I liked Melzafit’s Thought of the Week this week, on Accountability:
If you’re trying to motivate yourself to move more, there’s nothing better than accountability. Find it wherever and whenever you can. Find a class, a group, or a friend to do the activity with. If you don’t have that, tell someone out loud what you plan to do and then excitedly let them know you did it afterwards… and maybe even just before to make sure you get started! Other ways to find accountability include setting some rules for yourself such as, I always walk to this activity or I always ride my stationary bike for the first 30 min of TV I watch in the evening, or I always walk for 10 minutes after meals. When movement happens for more reasons than simply “I should / have to do this”, your motivation comes from a place of desire rather than shame. You simply cannot sustain moving consistently over time if it’s just a chore, a have-to, or a punishment.
(That’s my sister, and, back in the day, Beeminder’s original Resident Fitness Expert.)
At first I worried that the last couple sentences were an anti-Beeminder argument. She said maybe some uses of Beeminder can be like that? But her point is that you can’t hate yourself into doing things. “Ugh, I have to work out because I’m too fat”, was her example.
My sense is that there are masochists on Beeminder, but they’re the minority. Beeminder is about doing things you genuinely want to do, just that life tends to get in the way of fitting in. See “Beeminder Making You Do Self-Indulgent Things” for anti-masochism use cases.
So I think @mel’s point is very pro-Beeminder. If you can join a gym, make workout dates with friends, get yourself on the hook to follow through by talking about your goals [1], all those things create accountability. As does creating a Beeminder goal.

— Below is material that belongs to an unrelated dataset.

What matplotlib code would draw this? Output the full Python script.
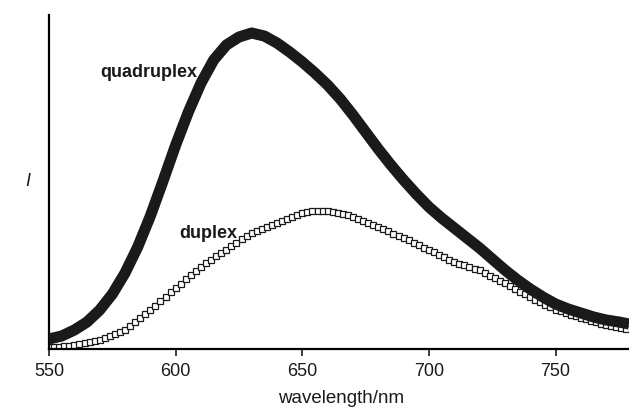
import matplotlib
matplotlib.use('Agg')
import matplotlib.pyplot as plt

plt.rcParams['font.family'] = ['Liberation Sans', 'DejaVu Sans']

# quadruplex emission (arbitrary units), every 5 nm
quad_wl = [550, 555, 560, 565, 570, 575, 580, 585, 590, 595, 600, 605, 610,
           615, 620, 625, 630, 635, 640, 645, 650, 655, 660, 665, 670, 675,
           680, 685, 690, 695, 700, 705, 710, 715, 720, 725, 730, 735, 740,
           745, 750, 755, 760, 765, 770, 775, 779]
quad_int = [10, 13, 19, 27, 39, 55, 76, 102, 133, 168, 204, 237, 266,
            289, 304, 312, 316, 313, 306, 297, 287, 276, 264, 250, 234, 217,
            200, 184, 169, 155, 142, 131, 121, 111, 101, 90, 79, 69, 60,
            52, 45, 40, 36, 32, 29, 27, 25]

# duplex emission, every 2 nm from 550 to 778
duplex_wl = list(range(550, 780, 2))
duplex_int = [2, 2, 2, 3, 3, 4, 5, 6, 7, 8,
              9, 11, 13, 15, 17, 19, 23, 27, 31, 35,
              39, 43, 48, 52, 57, 61, 65, 70, 74, 78,
              82, 86, 89, 93, 96, 99, 103, 106, 110, 113,
              116, 118, 120, 122, 124, 126, 128, 130, 132, 134,
              136, 137, 138, 138, 138, 138, 137, 136, 135, 134,
              132, 130, 128, 126, 124, 122, 120, 118, 115, 113,
              111, 109, 106, 104, 101, 99, 97, 94, 92, 89,
              87, 85, 84, 82, 80, 79, 76, 73, 71, 68,
              66, 63, 60, 57, 55, 52, 49, 47, 44, 42,
              39, 38, 36, 34, 33, 31, 30, 28, 27, 25,
              24, 23, 22, 21, 20]

xticks = [550, 600, 650, 700, 750]

fig = plt.figure(figsize=(6.29, 4.08), dpi=100)
ax = fig.add_axes([0.078, 0.1446, 0.922, 0.8186])

ax.plot(quad_wl, quad_int, color='#1a1a1a', linewidth=8,
        solid_capstyle='butt', solid_joinstyle='round', zorder=3)
ax.plot(duplex_wl, duplex_int, linestyle='none', marker='s', markersize=5,
        markerfacecolor='white', markeredgecolor='#1a1a1a',
        markeredgewidth=0.9, zorder=2)

ax.set_xlim(550, 779)
ax.set_ylim(0, 334)

ax.spines['top'].set_visible(False)
ax.spines['right'].set_visible(False)
ax.spines['bottom'].set_linewidth(1.6)
ax.spines['left'].set_linewidth(1.6)

ax.set_xticks(xticks)
ax.set_yticks([])
ax.tick_params(axis='x', direction='out', length=5, width=1.2,
               labelsize=13, pad=5, colors='#1a1a1a')

ax.text(589.4, 272, 'quadruplex', fontsize=13, fontweight='bold',
        ha='center', va='baseline', color='#1a1a1a')
ax.text(612.7, 111, 'duplex', fontsize=13, fontweight='bold',
        ha='center', va='baseline', color='#1a1a1a')

fig.text(341 / 629, 1 - 403 / 408, 'wavelength/nm', fontsize=13.5,
         ha='center', va='baseline', color='#1a1a1a')
fig.text(28 / 629, 1 - 181 / 408, 'I', fontsize=13, style='italic',
         ha='center', va='center', color='#1a1a1a')

fig.savefig('out.png', dpi=100)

[1] Remember when the internet was convinced you shouldn’ttalk about your goals? Fun times.
Indeed, it seems like a lot of us feel that beeminder ultimately doesn’t work when we don’t actually want to do the thing! Often enough, someone remarks something like “well, I learned from the goal that I actually didn’t want to achieve the goal.”
Relatedly, I restarted my running goal about a week ago, which failed a couple times in the past. I seem to be getting somewhere (too soon to say) this time, perhaps, and I think the main difference is just that I have some actual excitement about improving. I hope the goal will function as just a light push now and then to keep me from falling off the wagon.

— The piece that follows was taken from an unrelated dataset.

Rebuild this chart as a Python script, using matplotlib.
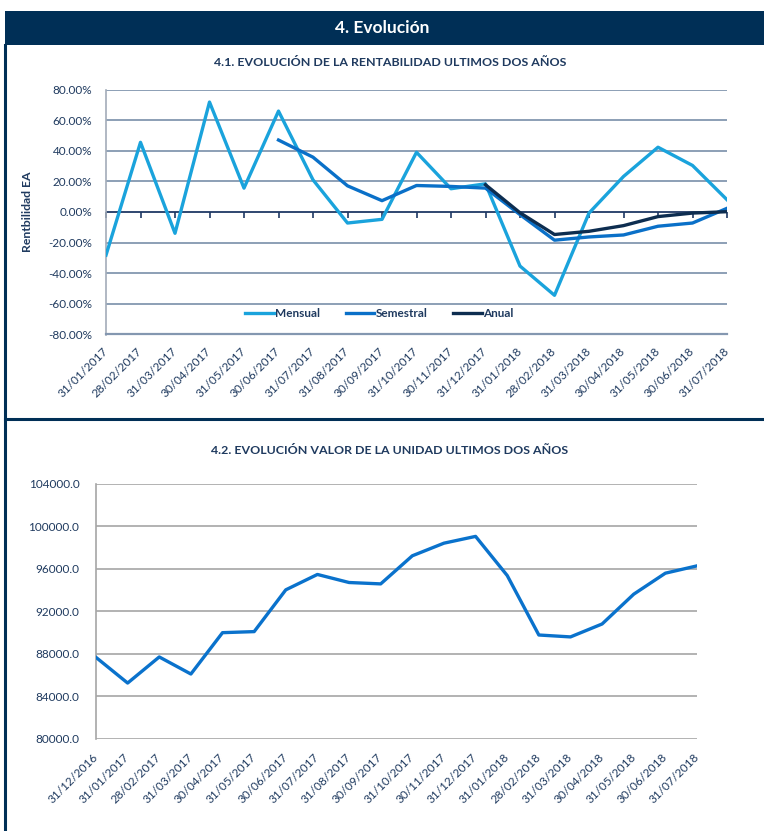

TL;DR: I like that Beemidner also works really well for people who really, really dislike dependency on external accountability to maximize pace
I think for me personally what has happened in the past is if the social side wasn’t a sufficient motivation, then at some point I would stop doing it, or at worst do fake data (the great mortal sin).

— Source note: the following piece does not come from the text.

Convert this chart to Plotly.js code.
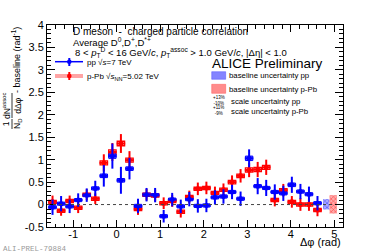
<!DOCTYPE html>
<html><head><meta charset="utf-8">
<script src="https://cdn.plot.ly/plotly-3.0.1.min.js"></script>
<style>html,body{margin:0;padding:0;background:#fff;}#c{width:382px;height:252px;}</style>
</head><body><div id="c"></div>
<script>
// ---- data ----
const dphi = [-1.473,-1.276,-1.080,-0.884,-0.687,-0.491,-0.295,-0.098,0.098,0.295,0.491,0.687,0.884,1.080,1.276,1.473,1.669,1.865,2.062,2.258,2.454,2.651,2.847,3.043,3.240,3.436,3.633,3.829,4.025,4.222,4.418,4.614];
const binHalf = 0.098;
const ppY    = [-0.06,0.02,-0.04,0.10,0.21,0.36,0.64,1.08,0.54,0.80,-0.03,0.22,0.21,-0.26,0.11,-0.04,0.12,-0.03,-0.02,0.16,0.18,0.28,0.13,1.03,0.41,0.37,0.28,0.25,0.44,0.29,0.23,0.03];
const ppStat = [0.17,0.17,0.15,0.15,0.15,0.17,0.24,0.28,0.30,0.24,0.16,0.15,0.16,0.14,0.15,0.15,0.16,0.15,0.15,0.16,0.16,0.16,0.16,0.20,0.18,0.18,0.17,0.17,0.18,0.17,0.17,0.16];
const ppSys  = [0.035,0.035,0.035,0.035,0.035,0.035,0.04,0.05,0.04,0.04,0.035,0.035,0.035,0.035,0.035,0.035,0.035,0.035,0.035,0.035,0.035,0.035,0.035,0.05,0.035,0.035,0.035,0.035,0.04,0.035,0.035,0.035];
const pPbY    = [0.06,-0.14,0.08,-0.07,0.22,0.13,0.93,1.17,1.36,0.99,-0.10,0.22,0.20,0.03,0.08,-0.16,0.17,0.35,0.37,0.26,0.33,0.50,0.64,0.77,0.78,0.83,0.10,0.32,0.06,0.00,0.00,-0.12];
const pPbStat = [0.14,0.11,0.12,0.12,0.12,0.12,0.19,0.20,0.21,0.20,0.13,0.13,0.13,0.13,0.13,0.13,0.14,0.14,0.14,0.14,0.14,0.15,0.15,0.16,0.17,0.17,0.14,0.14,0.13,0.14,0.14,0.14];
const pPbSys  = [0.035,0.035,0.035,0.035,0.035,0.035,0.045,0.05,0.05,0.045,0.035,0.035,0.035,0.035,0.035,0.035,0.035,0.035,0.035,0.035,0.035,0.04,0.04,0.045,0.045,0.045,0.035,0.035,0.035,0.035,0.035,0.035];
const baseX    = [4.815, 4.975];
const baseW    = [0.15, 0.17];
const baseLow  = [-0.11, -0.20];
const baseHigh = [0.12, 0.21];
const xTickVals = [-1,0,1,2,3,4,5];
const xTickText = ['-1','0','1','2','3','4','5'];
const yTickVals = [-0.5,0,0.5,1,1.5,2,2.5,3,3.5,4];
const yTickText = ['-0.5','0','0.5','1','1.5','2','2.5','3','3.5','4'];

// ---- layout helpers (pixel -> paper) ----
const L=47,R=343,T=25,B=227;
const PX = p => (p-L)/(R-L);
const PY = p => (B-p)/(B-T);
const FONT = 'Liberation Sans, Arial, Helvetica, sans-serif';

const blue='#0000ff', red='#ff0000';
const traces = [];
// p-Pb systematic boxes (hollow)
traces.push({type:'bar', x:dphi, y:pPbSys.map(s=>2*s), base:pPbY.map((v,i)=>v-pPbSys[i]), width:0.17,
  marker:{color:'rgba(0,0,0,0)', line:{color:red, width:1.3}}, hoverinfo:'skip', showlegend:false});
// p-Pb points
traces.push({type:'scatter', mode:'markers', x:dphi, y:pPbY,
  error_y:{type:'data', array:pPbStat, color:red, thickness:2, width:0},
  error_x:{type:'constant', value:binHalf, color:red, thickness:2, width:0},
  marker:{color:red, size:5, symbol:'circle'}, hoverinfo:'skip', showlegend:false});
// pp systematic boxes (filled)
traces.push({type:'bar', x:dphi, y:ppSys.map(s=>2*s), base:ppY.map((v,i)=>v-ppSys[i]), width:0.17,
  marker:{color:'rgba(60,60,255,0.75)', line:{color:blue, width:1}}, hoverinfo:'skip', showlegend:false});
// pp points
traces.push({type:'scatter', mode:'markers', x:dphi, y:ppY,
  error_y:{type:'data', array:ppStat, color:blue, thickness:2, width:0},
  error_x:{type:'constant', value:binHalf, color:blue, thickness:2, width:0},
  marker:{color:blue, size:5, symbol:'circle'}, hoverinfo:'skip', showlegend:false});
// baseline uncertainty boxes
traces.push({type:'bar', x:[baseX[0]], y:[baseHigh[0]-baseLow[0]], base:[baseLow[0]], width:[baseW[0]],
  marker:{color:'rgba(120,120,255,0.8)', line:{width:0}, pattern:{shape:'x', size:3, solidity:0.3, fgcolor:'rgba(40,40,255,0.9)', bgcolor:'rgba(150,150,255,0.8)'}},
  hoverinfo:'skip', showlegend:false});
traces.push({type:'bar', x:[baseX[1]], y:[baseHigh[1]-baseLow[1]], base:[baseLow[1]], width:[baseW[1]],
  marker:{color:'rgba(255,120,120,0.8)', line:{width:0}, pattern:{shape:'x', size:3, solidity:0.3, fgcolor:'rgba(255,40,40,0.9)', bgcolor:'rgba(255,150,150,0.8)'}},
  hoverinfo:'skip', showlegend:false});

const ann = [];
function A(text, x, y, size, opts){ ann.push(Object.assign({text:text, x:PX(x), y:PY(y), xref:'paper', yref:'paper', showarrow:false, xanchor:'left', yanchor:'middle', font:{family:FONT, size:size, color:'#000'}}, opts||{})); }

A('D meson  -  charged particle correlation', 71, 31.5, 10);
A('Average D<sup>0</sup>,D<sup>+</sup>,D<sup>*+</sup>', 71, 42, 9.5);
A('8 < <i>p</i><sub>T</sub><sup>D</sup> < 16 GeV/<i>c</i>, <i>p</i><sub>T</sub><sup>assoc</sup> > 1.0 GeV/<i>c</i>, |Δη| < 1.0', 73, 52.5, 9.5);
A('pp √<i>s</i>=7 TeV', 85, 62, 8);
A('p-Pb √<i>s</i><sub>NN</sub>=5.02 TeV', 85, 76.5, 8);
A('ALICE Preliminary', 210, 64, 13.5);
A('baseline uncertainty pp', 227, 75.7, 7.8);
A('baseline uncertainty p-Pb', 227, 89, 7.8);
A('+13%<br>-10%', 211, 100, 4.5);
A('scale uncertainty pp', 229, 101.7, 7.8);
A('+11%<br>-9%', 211, 110, 4.5);
A('scale uncertainty p-Pb', 229, 111.3, 7.8);
A('Δφ (rad)', 343, 242, 11, {xanchor:'right'});
A('ALI-PREL-79884', 1, 248.5, 7.5, {font:{family:'Liberation Mono, DejaVu Sans Mono, monospace', size:7.5, color:'#999'}});
// y-axis title (rotated)
A('1<br>N<sub>D</sub>', 12, 124, 8.5, {xanchor:'center', textangle:-90});
A('dN<sup>assoc</sup><br>dΔφ', 12, 106, 8.5, {xanchor:'center', textangle:-90});
A('- baseline (rad<sup>-1</sup>)', 16, 60, 9, {xanchor:'center', textangle:-90});

const shapes = [];
function S(s){ shapes.push(Object.assign({xref:'paper', yref:'paper'}, s)); }
// zero dashed line (data coords)
shapes.push({type:'line', xref:'x', yref:'y', x0:-1.6, x1:4.97, y0:0, y1:0, line:{color:'#444', width:1, dash:'3px,3px'}});
// legend symbols
S({type:'line', x0:PX(55), x1:PX(83), y0:PY(61.7), y1:PY(61.7), line:{color:blue, width:1.5}});
S({type:'line', x0:PX(69.3), x1:PX(69.3), y0:PY(58), y1:PY(66), line:{color:blue, width:2}});
S({type:'circle', x0:PX(67), x1:PX(71.6), y0:PY(59.4), y1:PY(64), fillcolor:blue, line:{width:0}});
S({type:'line', x0:PX(55), x1:PX(83), y0:PY(76), y1:PY(76), line:{color:'rgba(255,90,90,0.55)', width:4}});
S({type:'line', x0:PX(69.3), x1:PX(69.3), y0:PY(72), y1:PY(80), line:{color:red, width:2}});
S({type:'circle', x0:PX(67), x1:PX(71.6), y0:PY(73.7), y1:PY(78.3), fillcolor:red, line:{width:0}});
// baseline legend boxes
S({type:'rect', x0:PX(211.7), x1:PX(225.7), y0:PY(71.7), y1:PY(79.3), fillcolor:'rgba(110,110,255,0.85)', line:{color:'rgba(60,60,255,0.8)', width:0.5}});
S({type:'rect', x0:PX(211.7), x1:PX(225.7), y0:PY(84.3), y1:PY(93.3), fillcolor:'rgba(255,120,120,0.85)', line:{color:'rgba(255,60,60,0.8)', width:0.5}});
// y title fraction bars
S({type:'line', x0:PX(12), x1:PX(12), y0:PY(119), y1:PY(129), line:{color:'#000', width:0.8}});
S({type:'line', x0:PX(12), x1:PX(12), y0:PY(93), y1:PY(118), line:{color:'#000', width:0.8}});

const axisCommon = {showgrid:false, zeroline:false, showline:true, linecolor:'#000', linewidth:1, mirror:'allticks',
  ticks:'inside', tickcolor:'#000', tickwidth:1, tickmode:'array', tickfont:{family:FONT, size:11, color:'#000'}};
const layout = {
  width:382, height:252, margin:{l:L, r:382-R, t:T, b:252-B},
  paper_bgcolor:'#fff', plot_bgcolor:'#fff', showlegend:false, barmode:'overlay', hovermode:false,
  xaxis:Object.assign({}, axisCommon, {range:[-1.6,5.2], tickvals:xTickVals, ticktext:xTickText, ticklen:7, ticklabelstandoff:-3,
    minor:{tickmode:'linear', tick0:0, dtick:0.2, ticks:'inside', ticklen:3.5, tickcolor:'#000', tickwidth:1}}),
  yaxis:Object.assign({}, axisCommon, {range:[-0.5,4], tickvals:yTickVals, ticktext:yTickText, ticklen:8,
    minor:{tickmode:'linear', tick0:0, dtick:0.1, ticks:'inside', ticklen:4, tickcolor:'#000', tickwidth:1}}),
  annotations:ann, shapes:shapes
};
Plotly.newPlot('c', traces, layout, {staticPlot:true, displayModeBar:false});
</script></body></html>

Or not necessarily fake, but bending it or twisting it here and there, because I cared much more about the shame of missing a target (really just being perceived as inconsistent) than about actually being consistent.
So I tend to keep all of my day to day commits / achievements private.
Although in practice I do have some channels where I share wins / do a standup, but I keep the bar in those fairly low so I don’t feel too much stress about them (as I find that counterproductive for PTSD / again fake data reasons).
The downside of that is that although it helps “pull” me into the work when I’m on a roll, it doesn’t really help me push or increase my own pace beyond some “minimum expected output” amount that others can perceive on a gut level.
I think that’s the beauty of Beeminder for me:
I have a semi-automated way to track and manage my own pace to a comfortable but near maximal level
there is a very real sting that will affect my ability to spend disposable income on other things (and can literally cause me to have to pull in my belt for a month if it’s something I’m really committed to and have a high $ ceiling for)
I much prefer reducing my own freedom (by reducing my $) and “seeing it coming” a week away and having time to adjust etc. rather than either numbing myself to social feedback and/or creating a lot of PTSD about the unknowns about when the other shoe will drop due to not hitting some hard-gauge pace
For some reason paying money really doesn’t “hurt” me or drive anxiety at all, but still gives me something to avoid – maybe because of the Akrasia horizon and how you can “see it coming” from a mile away in a very clear and comprehensible way
I really feel like it’s helped me go from slightly guilty satisficing to guiltless maximizing, because I can:
get far more granular feedback on my pacing in a way that also has a real (but not PTSD-inducing) weight and
I can effectively set a ceiling on how far I maximize so that my personal life doesn’t fall apart
I’ve derailed 3x so far, and it’s really, really awesome.